Sept. 25, 2025

Logan’s Run: Pleasure, Renewal, and the Expiration of Freedom

Logan’s Run: Pleasure, Renewal, and the Expiration of Freedom

When you step into the Dome City of Logan’s Run (1976), the future looks bright. Citizens live in a climate-controlled paradise, free of work, hunger, and aging. But there’s a catch: on your 30th birthday, you’re sent to Carousel for “renewal.” It’s a society that promises endless youth but delivers ritualized death.

Watching the film nearly fifty years later, Matt and I were struck by how Logan’s Run mixes utopian sheen with dystopian dread. The contrast is part of what makes it such a fascinating time capsule of 70s science fiction.


Utopia or Dystopia?

On the surface, life inside the dome looks like heaven: no jobs, no money, and every appetite satisfied. But beneath the glitter of the Sandmen’s uniforms and the neon-lit clubs, the clock is always ticking. Everyone dies at thirty. There’s no family, no tradition, no old age.

The film forces us to ask: is a life of endless pleasure worth it if it comes with an expiration date? It’s a question that still resonates in our youth-obsessed culture.


Special Effects Before Star Wars

One of the joys of revisiting Logan’s Run is its handmade 70s look. The dome miniatures, the matte paintings, and even the goofy robot Box feel like relics from another era. Only a year later, Star Wars would raise the bar for visual effects so high that Logan’s Run suddenly looked quaint.

Still, there’s something charming about those models. They may not fool our 4K eyes today, but they give the movie a theatrical, almost theme-park feel—like EPCOT reimagined as a dystopia.


Jerry Goldsmith’s Sonic World

The score might be the film’s most underappreciated strength. Jerry Goldsmith draws a sharp line between the sterile, electronic sounds of the dome and the lush orchestral music that swells when Logan and Jessica finally see the sun. It’s an aural reminder that freedom and nature are more human than the glittering machines running the city.

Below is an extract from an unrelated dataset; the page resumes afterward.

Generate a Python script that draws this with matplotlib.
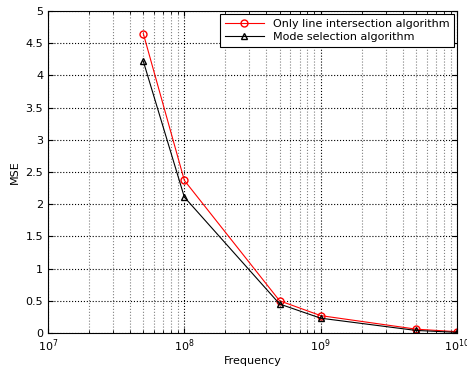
import matplotlib
matplotlib.use("Agg")
import matplotlib.pyplot as plt
import numpy as np

freq = [5e7, 1e8, 5e8, 1e9, 5e9, 1e10]
mse_line = [4.65, 2.37, 0.50, 0.27, 0.06, 0.02]
mse_mode = [4.22, 2.11, 0.45, 0.23, 0.04, 0.01]
labels = ["Only line intersection algorithm", "Mode selection algorithm"]

plt.rcParams['font.family'] = ['DejaVu Sans']
fig = plt.figure(figsize=(4.67, 3.68), dpi=100)
ax = fig.add_axes([0.1028, 0.0951, 0.8758, 0.875])
ax.plot(freq, mse_line, color='red', marker='o', markersize=5, markerfacecolor='none',
        markeredgecolor='red', linewidth=0.8, label=labels[0])
ax.plot(freq, mse_mode, color='black', marker='^', markersize=5, markerfacecolor='none',
        markeredgecolor='black', linewidth=0.8, label=labels[1])
ax.set_xscale('log')
ax.set_xlim(1e7, 1e10)
ax.set_ylim(0, 5)
ax.set_yticks(np.arange(0, 5.01, 0.5))
ax.set_yticklabels(['0', '0.5', '1', '1.5', '2', '2.5', '3', '3.5', '4', '4.5', '5'])
ax.grid(True, which='major', linestyle=':', color='black', linewidth=0.8)
ax.grid(True, which='minor', axis='x', linestyle=':', color='gray', linewidth=0.8)
ax.tick_params(which='both', direction='in', top=True, right=True, labelsize=8)
ax.set_xlabel('Frequency', fontsize=8, labelpad=1)
ax.set_ylabel('MSE', fontsize=8, labelpad=4)
for s in ax.spines.values():
    s.set_linewidth(0.8)
leg = ax.legend(loc='upper right', fontsize=8, fancybox=False, edgecolor='black',
                framealpha=1, borderaxespad=0.3, handlelength=3.5, labelspacing=0.3)
leg.get_frame().set_linewidth(0.8)
fig.savefig('out.png', dpi=100)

Characters, Camp, and Carousel

Michael York’s Logan has always divided audiences—some find him too stiff, others think he nails the role of a man forced into rebellion. Jenny Agutter brings warmth and vulnerability to Jessica, while Richard Jordan’s Francis embodies blind loyalty to the system.

Then there’s Peter Ustinov, wandering among dozens of cats and quoting T.S. Eliot. He’s the last human living outside the dome, and he brings a strange, whimsical energy to the story. On one level, he represents continuity with the past—someone who remembers poetry, cemeteries, and traditions. On another, he’s a reminder of how fragile that memory is when the rest of humanity has forgotten what “mother” even means on a tombstone.

And about those cats… let’s just say we had questions. The film shows him cracking nuts, sure, but his diet is left suspiciously vague. Given the sheer number of cats swarming around him, we couldn’t help but joke that he might’ve been on a 100% cat diet. Dark? Absolutely. But also one of those oddball details that makes Logan’s Run stick in your head long after the credits roll.

And of course, there’s Box—the mirror-plated robot who “stopped freezing fish and started freezing people.” Campy? Absolutely. Memorable? Without question.


The Real Tragedy Beyond the Dome

Matt raised a chilling point that stuck with me: even if the citizens escape the dome, they don’t know how to survive. They’ve never farmed, never stored food for the winter, never built shelter. They’ve been pampered by machines their entire lives.

So when the walls of the Dome City fall, the real tragedy isn’t just the collapse of an oppressive system. It’s that these people are almost certainly doomed to starve or freeze within a year. Freedom without survival skills is no freedom at all—it’s just a slower death.


Why Logan’s Run Still Matters

Looking back, Logan’s Run feels like a warning about the dangers of trading freedom for comfort. It imagines a society so obsessed with youth and leisure that it literally kills off anyone who ages out. It’s part of the broader wave of 70s dystopias—Soylent Green, Westworld, Zardoz—that asked hard questions about where humanity was heading.

Watching today, Matt and I came away with different verdicts. For Matt, the film still grooves through the decades with its ideas and eerie atmosphere. For me, it lost its beat—too campy, too pre-Star Wars to fully hold up. Maybe that tension is what makes it worth revisiting.


Final Thought

Whether you see it as utopian fantasy or dystopian nightmare, Logan’s Run is more than just 70s kitsch. It’s a reminder that even the most comfortable society has a price—and that survival depends on skills that no machine can replace.